I wonder: What's the appropriate amount of attention and concern that should be given to events like these? Was there too little in the 1980s? Is there too much now?

Wednesday, February 24, 2010

Cedric Maxwell versus A Fan

Much as I hate to miss documenting another loss by the New Jersey Nyets -- which as Basketbawful reader winnetou pointed out set a Nyets franchise record for consecutive home losses -- I just wasn't able to make it through today's Worst of the Night post. Blame Microsoft for auto-updating my computer in the kind of way that made it not work. Hey, Bill Gates...this middle finger is for you.

To partially make it up to you, here's a fun little video I've never posted before. Long before Ron Artest jumped into the Detroit crowd, Cedric Maxwell was taking fans the hell out. The best part -- other the fact that this happened during Game 6 of one of the greatest playoff series of all time -- is that the fan appeared to throw something at Cornbread without illiciting a response. Then he said something that caused Max to turn back and put him down.

I'm guessing whatever he said was, ahem, racially motivated.

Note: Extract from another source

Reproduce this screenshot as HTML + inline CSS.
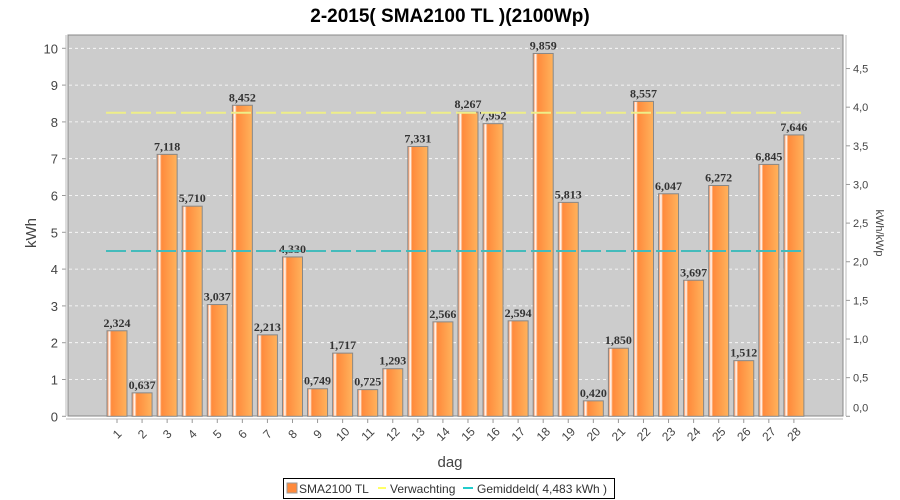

I did a little research into this, and apparently the fan stabbed Maxwell with a pencil. That's not cool. The funny thing is, I remember watching this as a kid and thinking nothing of it, other than that Philly fans must be assholes.

Here's an excerpt about the incident from the May 4, 1981 edition of the Boston Globe:

"Cedric Maxwell got the bad news yesterday. His run-in with a Philadelphia fan last Friday night during Game 6 of the Eastern Conference finals at the Spectrum will cost him $2500.

The National Basketball Assn. announced the fine yesterday against Maxwell, who charged into the stands and shoved a middle-aged man whose remarks he apparently took exception to. The incident occurred early in the third period of the game at Philadelphia on May 1. Maxwell was trying to get position under the Celtics backboard and was shoved out of bounds by Darryl Dawkins of the 76ers.

The momentum of Dawkins' shove carried Maxwell into the lap of a fan who was cheerleading in front of his front-row seat. Maxwell picked himself up and headed back to the court. Suddenly, he stopped and went back to charge the man, who was knocked over his chair. The fan was not identified.

"Regardless of the provocation," NBA Comr. Larry O'Brien commented from New York, "players must avoid confrontations with the fans in the stands, and any player engaging in similar conduct in the future will have even more severe penalties."

Maxwell was not available for comment.
Well, O'Brien sure was right about the "more severe penalties" part.